At the time, Woodman-Corazza was also living in the upper Yukon. She was born on Alaska’s Kenai Peninsula and grew up fishing. But she was also drawn to the bush, and in 1975 she was living with a friend in a cabin about 40 miles from Corazza. The two kept running into each other — and helping each other out.
“I had my chainsaw, trying to figure out how to put a new link in my chainsaw, Rich was there and said, ‘you need help?’ I said, ‘yeah,’” Woodman-Corazza said. “And he said, ‘I always wanted to go fishing, and you know how to fish.’ And I said, ‘yeah.’”
As Corazza and Woodman-Corazza taught each other survival skills, they discovered they shared a deep love for the land.
The two were discussing marriage when Corazza’s journal pining for Sara appeared in the pages of “Coming into the Country,” first published in one of the most famous magazines in America, The New Yorker.
“I was thinking well, this is interesting. We’ll see how this ends up,” Woodman-Corazza said. “I didn’t know at that point if Rich was going to choose to stay with the fishing woman from Alaska or if he was going to revert to his longing of his heart for Sara.”
Of course, Corazza did choose the “fishing woman from Alaska,” and they’ve been together ever since. Today, the couple is living on a bluff overlooking Homer, in a cozy log home Corazza built himself, on land Corazza-Woodman’s grandparents homesteaded.
But the couple is still mourning the way things ended on the Yukon. The building of the trans-Alaska pipeline set in motion a great reapportioning of land. The area where Rich and Sonja had lived became a National Preserve. “Coming into the Country” documents the federal government handing out trespass notices to wilderness residents. In one scene, McPhee describes a Bureau of Land Management worker descending on a cabin in a helicopter, telling the man living there, “This is now the twentieth century. You can’t just do what you want to do.”
Corazza and Woodman-Corazza had moved off the Yukon by then, but they were close with many people who left. It’s not easy for Corazza to talk about.
“It was uncalled for for people that weren’t Alaskan to come in here and change this country to their standards without considering the people who were on the land. Hard to understand when you’re a young kid,” Corazza said.
Sonja also gets emotional talking about how the Yukon changed when the area became a National Preserve. She said it’s important to protect the environment, but the people who lived there were important, too.

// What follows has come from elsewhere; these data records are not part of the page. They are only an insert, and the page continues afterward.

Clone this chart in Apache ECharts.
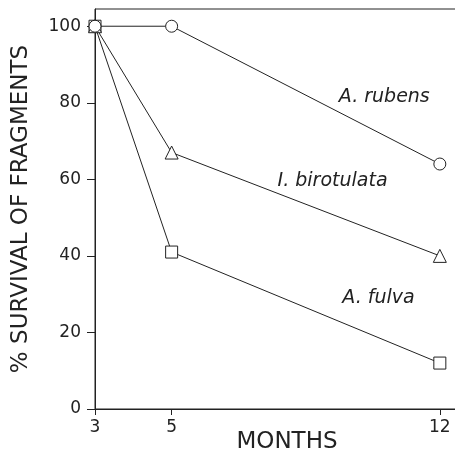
<!DOCTYPE html>
<html>
<head>
<meta charset="utf-8">
<script src="https://cdn.jsdelivr.net/npm/echarts@6/dist/echarts.min.js"></script>
<style>
  html, body { margin: 0; padding: 0; background: #fff; }
  #chart { width: 455px; height: 458px; }
</style>
</head>
<body>
<div id="chart"></div>
<script>
// months after start
const months = [3, 5, 12];
const xTicks = [3, 5, 12];
const yTicks = [0, 20, 40, 60, 80, 100];

// % survival of fragments
const rubens = [100, 100, 64];
const birotulata = [100, 67, 40];
const fulva = [100, 41, 12];

const species = ['A. rubens', 'I. birotulata', 'A. fulva'];
// where each species name sits, in data units
const labelAt = [[10.55, 81.5], [9.2, 59.5], [10.4, 29]];

const font = 'DejaVu Sans';
const ink = '#222';

const chart = echarts.init(document.getElementById('chart'));

function pairs(vals) {
    return months.map((m, i) => [m, vals[i]]);
}

function makeSeries(name, vals, symbol, idx) {
    return {
        name,
        type: 'line',
        data: pairs(vals),
        symbol,
        symbolSize: symbol === 'triangle' ? 13 : 12,
        showAllSymbol: true,
        lineStyle: { color: ink, width: 1 },
        itemStyle: { color: '#fff', borderColor: ink, borderWidth: 1 },
        z: 3 - idx,
        markPoint: {
            symbol: 'circle',
            symbolSize: 0,
            data: [{
                coord: labelAt[idx],
                label: {
                    show: true,
                    position: 'inside',
                    formatter: name,
                    fontFamily: font,
                    fontStyle: 'italic',
                    fontSize: 19,
                    color: ink
                }
            }]
        }
    };
}

chart.setOption({
    animation: false,
    grid: {
        left: 95,
        right: -4,
        top: 9,
        bottom: 49,
        outerBoundsMode: 'none',
        containLabel: false,
        show: true,
        borderColor: ink,
        borderWidth: 1
    },
    xAxis: {
        type: 'value',
        min: 3,
        max: 12.5,
        name: 'MONTHS',
        nameLocation: 'middle',
        nameGap: 22,
        nameMoveOverlap: false,
        nameTextStyle: { fontFamily: font, fontSize: 23, color: ink, padding: [0, 0, 0, 20] },
        splitLine: { show: false },
        axisLine: { lineStyle: { color: ink, width: 1 } },
        axisTick: { show: true, length: 6, inside: false, customValues: xTicks, lineStyle: { color: ink } },
        axisLabel: { customValues: xTicks, fontFamily: font, fontSize: 17, color: ink, margin: 10 }
    },
    yAxis: {
        type: 'value',
        min: 0,
        max: 104.5,
        name: '% SURVIVAL OF FRAGMENTS',
        nameLocation: 'middle',
        nameGap: 62,
        nameMoveOverlap: false,
        nameTextStyle: { fontFamily: font, fontSize: 23, color: ink },
        splitLine: { show: false },
        axisLine: { show: true, lineStyle: { color: ink, width: 1 } },
        axisTick: { show: true, length: 8, customValues: yTicks, lineStyle: { color: ink } },
        axisLabel: { customValues: yTicks, fontFamily: font, fontSize: 17, color: ink, margin: 14 }
    },
    series: [
        makeSeries(species[0], rubens, 'circle', 0),
        makeSeries(species[1], birotulata, 'triangle', 1),
        makeSeries(species[2], fulva, 'rect', 2)
    ]
});
</script>
</body>
</html>
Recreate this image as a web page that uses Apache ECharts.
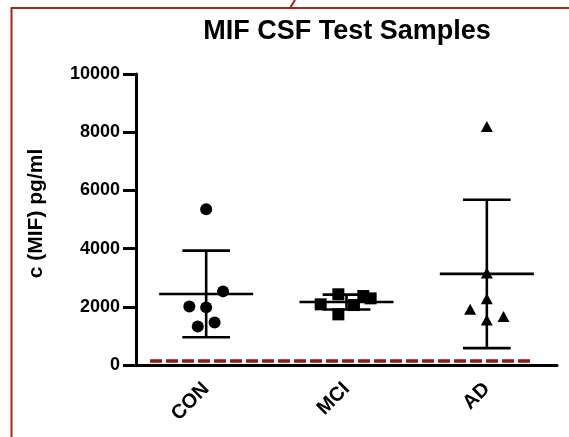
<!DOCTYPE html>
<html>
<head>
<meta charset="utf-8">
<script src="https://cdn.jsdelivr.net/npm/echarts@6/dist/echarts.min.js"></script>
<style>
  html, body { margin: 0; padding: 0; background: #fff; }
  #chart { width: 569px; height: 437px; }
</style>
</head>
<body>
<div id="chart"></div>
<script>
// Group names on the x axis
const categories = ['CON', 'MCI', 'AD'];

// MIF concentration per sample (pg/ml)
const conValues = [5350, 2530, 2010, 1980, 1320, 1460];
const mciValues = [2430, 2085, 1740, 2060, 2370, 2290];
const adValues  = [8200, 3160, 2280, 1920, 1550, 1670];

// Horizontal spread of each sample within its group (fraction of a category)
const conSpread = [0, 0.12, -0.12, 0, -0.06, 0.06];
const mciSpread = [-0.058, -0.184, -0.058, 0.053, 0.12, 0.172];
const adSpread  = [0, 0, 0, -0.119, 0, 0.119];

// Y axis range and step
const yMin = 0;
const yMax = 10000;
const yStep = 2000;

// Detection limit drawn as a dashed line, and its extent along x
const detectionLimit = 140;
const detectionSpan = [-0.4, 2.31];

const FONT = "'Liberation Sans', Arial, Helvetica, sans-serif";

function mean(a) { return a.reduce((s, v) => s + v, 0) / a.length; }
function sd(a) {
  const m = mean(a);
  return Math.sqrt(a.reduce((s, v) => s + (v - m) * (v - m), 0) / (a.length - 1));
}

const groups = [conValues, mciValues, adValues];
const spreads = [conSpread, mciSpread, adSpread];
const symbols = ['circle', 'rect', 'triangle'];
const symbolSizes = [12, 12, [12, 11]];

const summary = groups.map((g, i) => [i, mean(g), sd(g)]);

const pointSeries = groups.map((g, i) => ({
  type: 'scatter',
  name: categories[i],
  xAxisIndex: 1,
  symbol: symbols[i],
  symbolSize: symbolSizes[i],
  itemStyle: { color: '#000', opacity: 1 },
  z: 3,
  data: g.map((v, k) => [i + spreads[i][k], v])
}));

const chart = echarts.init(document.getElementById('chart'), null, { renderer: 'canvas' });

chart.setOption({
  animation: false,
  backgroundColor: '#fff',
  title: {
    text: 'MIF CSF Test Samples',
    left: 342,
    textAlign: 'center',
    top: 13,
    textStyle: { fontFamily: FONT, fontSize: 27, fontWeight: 'bold', color: '#000' }
  },
  grid: { left: 136, right: 12, top: 74, bottom: 72, containLabel: false },
  xAxis: [
    {
      type: 'category',
      data: categories,
      boundaryGap: true,
      axisLine: { onZero: false, lineStyle: { color: '#000', width: 3 } },
      axisTick: { alignWithLabel: true, length: 10, lineStyle: { color: '#000', width: 3 } },
      axisLabel: {
        rotate: 45, margin: 21,
        fontFamily: FONT, fontSize: 20, fontWeight: 'bold', color: '#000'
      },
      splitLine: { show: false }
    },
    {
      type: 'value',
      min: -0.5, max: 2.5,
      show: false,
      splitLine: { show: false }
    }
  ],
  yAxis: {
    type: 'value',
    min: yMin, max: yMax, interval: yStep,
    name: 'c (MIF) pg/ml',
    nameLocation: 'middle',
    nameGap: 89,
    nameRotate: 90,
    nameTextStyle: {
      fontFamily: FONT, fontSize: 21, fontWeight: 'bold', color: '#000',
      padding: [0, 0, 0, 12]
    },
    axisLine: { show: true, onZero: false, lineStyle: { color: '#000', width: 3 } },
    axisTick: { show: true, length: 13, lineStyle: { color: '#000', width: 3 } },
    axisLabel: {
      margin: 16, fontFamily: FONT, fontSize: 18, fontWeight: 'bold', color: '#000',
      formatter: v => String(v)
    },
    splitLine: { show: false }
  },
  graphic: [
    // Red frame around the panel
    {
      type: 'polyline',
      shape: { points: [[11.5, 437], [11.5, 8], [569, 8]] },
      style: { stroke: '#a3271b', lineWidth: 2, fill: null },
      silent: true
    },
    {
      type: 'line',
      shape: { x1: 290, y1: 8, x2: 295, y2: 0 },
      style: { stroke: '#a3271b', lineWidth: 2 },
      silent: true
    }
  ],
  series: [
    {
      type: 'line',
      name: 'limit',
      xAxisIndex: 1,
      symbol: 'none',
      lineStyle: { color: '#8f1a0e', width: 3.5, type: [12, 4] },
      z: 1,
      data: [[detectionSpan[0], detectionLimit], [detectionSpan[1], detectionLimit]]
    },
    ...pointSeries,
    {
      type: 'custom',
      name: 'mean ± SD',
      xAxisIndex: 0,
      z: 4,
      data: summary,
      renderItem: function (params, api) {
        const x = api.value(0), m = api.value(1), s = api.value(2);
        const c = api.coord([x, m]);
        const hi = api.coord([x, m + s]);
        const lo = api.coord([x, m - s]);
        const bw = api.size([1, 0])[0];
        const mw = bw * 0.335;
        const cw = bw * 0.17;
        const st = { stroke: '#000', lineWidth: 2.6 };
        return {
          type: 'group',
          children: [
            { type: 'line', shape: { x1: c[0] - mw, y1: c[1], x2: c[0] + mw, y2: c[1] }, style: st },
            { type: 'line', shape: { x1: c[0], y1: hi[1], x2: c[0], y2: lo[1] }, style: st },
            { type: 'line', shape: { x1: c[0] - cw, y1: hi[1], x2: c[0] + cw, y2: hi[1] }, style: st },
            { type: 'line', shape: { x1: c[0] - cw, y1: lo[1], x2: c[0] + cw, y2: lo[1] }, style: st }
          ]
        };
      }
    }
  ]
});
</script>
</body>
</html>
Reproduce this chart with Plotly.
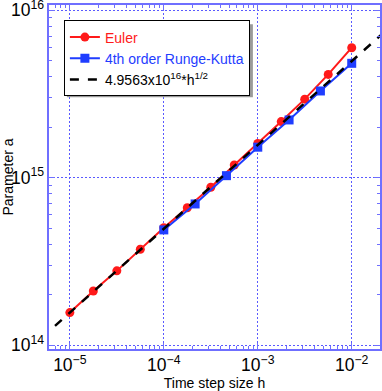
import plotly.graph_objects as go

# step sizes and fitted parameter values
h_euler = [1e-5, 1.778e-5, 3.162e-5, 5.623e-5, 1e-4, 1.778e-4, 3.162e-4,
           5.623e-4, 1e-3, 1.778e-3, 3.162e-3, 5.623e-3, 1e-2]
a_euler = [1.567e14, 2.11e14, 2.78e14, 3.74e14, 5.03e14, 6.62e14, 8.77e14,
           1.19e15, 1.60e15, 2.16e15, 2.94e15, 4.13e15, 5.96e15]

h_rk4 = [1e-4, 2.154e-4, 4.642e-4, 1e-3, 2.154e-3, 4.642e-3, 1e-2]
a_rk4 = [4.88e14, 6.97e14, 1.028e15, 1.52e15, 2.21e15, 3.29e15, 4.81e15]

# reference line 4.9563e16 * h^0.5 at its two ends
h_fit = [5e-6, 2.5e-2]
a_fit = [1.1083e14, 7.8365e15]

_RED = "#ff1a1a"
_BLUE = "#1f3dff"
_AXIS = "#6f6fff"
_GRID = "#5a5aff"
_FONT = "Liberation Sans, Arial, sans-serif"

fig = go.Figure()
fig.add_trace(go.Scatter(
    x=h_euler, y=a_euler, mode="lines+markers",
    name=f"<span style='color:{_RED}'>Euler</span>",
    line=dict(color=_RED, width=2),
    marker=dict(symbol="circle", size=9, color=_RED),
))
fig.add_trace(go.Scatter(
    x=h_rk4, y=a_rk4, mode="lines+markers",
    name=f"<span style='color:{_BLUE}'>4th order Runge-Kutta</span>",
    line=dict(color=_BLUE, width=2),
    marker=dict(symbol="square", size=9, color=_BLUE),
))
fig.add_trace(go.Scatter(
    x=h_fit, y=a_fit, mode="lines",
    name="4.9563x10<sup>16</sup>*h<sup>1/2</sup>",
    line=dict(color="black", width=2.5, dash="dash"),
))

axis_common = dict(
    type="log", automargin=False, ticklabeloverflow="allow",
    showline=True, linecolor=_AXIS, linewidth=2, mirror="ticks",
    ticks="inside", ticklen=6, tickcolor=_AXIS, tickwidth=1,
    minor=dict(ticks="inside", ticklen=3, tickcolor=_AXIS, dtick="D1", showgrid=False),
    showgrid=True, gridcolor=_GRID, griddash="2px,2px", gridwidth=1.3,
    zeroline=False,
    dtick=1, exponentformat="power",
    tickfont=dict(size=14, color="black", family=_FONT),
    title_font=dict(size=14, color="black", family=_FONT),
)

fig.update_xaxes(range=[-5.222, -1.699], title=dict(text="Time step size h", standoff=4), **axis_common)
fig.update_yaxes(range=[13.978, 16.03], title=dict(text="Parameter a", standoff=4), **axis_common)

# grey drop shadow behind the legend box
fig.add_shape(
    type="rect", xref="paper", yref="paper",
    x0=0.054, x1=0.616, y0=0.732, y1=0.944,
    fillcolor="#9a9a9a", line_width=0, layer="above",
)

fig.update_layout(
    width=382, height=391,
    margin=dict(l=49, r=2, t=5, b=42),
    paper_bgcolor="white", plot_bgcolor="white",
    font=dict(family=_FONT, size=14, color="black"),
    showlegend=True,
    legend=dict(
        x=0.045, y=0.955, xanchor="left", yanchor="top",
        bgcolor="white", bordercolor="black", borderwidth=1,
        font=dict(size=14, family=_FONT),
        tracegroupgap=0,
    ),
)

# drop the default page margin so the figure sits at the window's corner
fig.write_html(
    "out.html",
    config={"displayModeBar": False},
    post_script="document.body.style.margin='0';",
)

“I’m not totally saying that I don’t believe in protecting certain areas. I do believe in that,” Woodman-Corazza said. “But not everything. Not the entire state.”
Corazza said young people no longer experience Alaska like he did in 1975. They arrive here with hiking boots, bikes and skis, and see the state as a kind of picturesque playground. But Rich has a different vision. He said there’s no longer a place for a young person with no money to go build a cabin out in the woods.
“The young generation, they don’t have that right now and I’d like to see that. I think it makes a better person out of you,” Corazza said. “You gain something in your heart, and you’re going to love this land more for going out there and doing it.”
In the end, McPhee may have publicized Corazza’s love notes to a girl he didn’t end up marrying, but Corazza said that’s okay because McPhee so perfectly captures his other great love — a time and place in Alaska that felt truly boundless.